Right, okay and then on the cash availability side. You had about 4 million now you’ve got the conclusion of the sale in Kansas City facility, as you look further into this quarter and looking forward beyond September. Do you see your cash availability being sufficient or do you have to reach out on the debt side?

Scott Francis

George, this is Scott. I believe right now our cash position is in good shape with what we know now and what we have on the horizon of the current businesses that we have. With as David already alluded to, trying to look at the Nave opportunities and different things, so we’re in good shape there. That’s not necessarily addressing the fact that we find an acquisition or those types of things in the next periods whether or not we would have enough cash to handle that or we’ll have to go outside or within our current business.

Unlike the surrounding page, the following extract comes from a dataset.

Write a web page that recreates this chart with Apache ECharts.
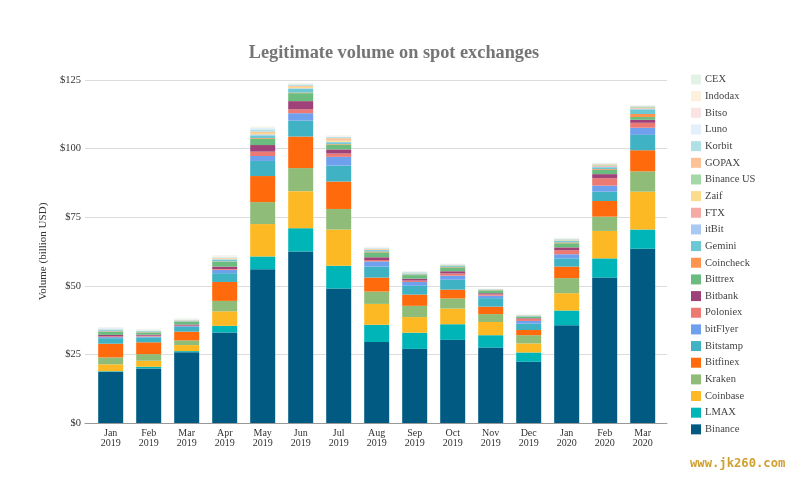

We’re doing okay right now and we still have our 7 million line of credit but we don’t have anything under right at the moment.

Operator

(Operator Instructions). And we have no further questions.

Dave Humphrey

Very good. Thank you, operator. Well, again we want to thank all of our investors for attending the call today. Again, we’re very optimistic even though we don’t want to make forward projections and estimates as to where the business is going. We still anticipate that the Nave acquisition will continue to grow in both revenue and profitability. We just can’t exactly predict where that will end up. The cable side of the business is stabilizing but two quarters is not a trend made but we’re still hopeful that we will continue to ease some stabilization in that market as well. But again the key is that we want to thank all of our inventors for their continued support and look forward to the next call. Thank you again.

Operator

And this concludes today’s conference. Thank you for your participation.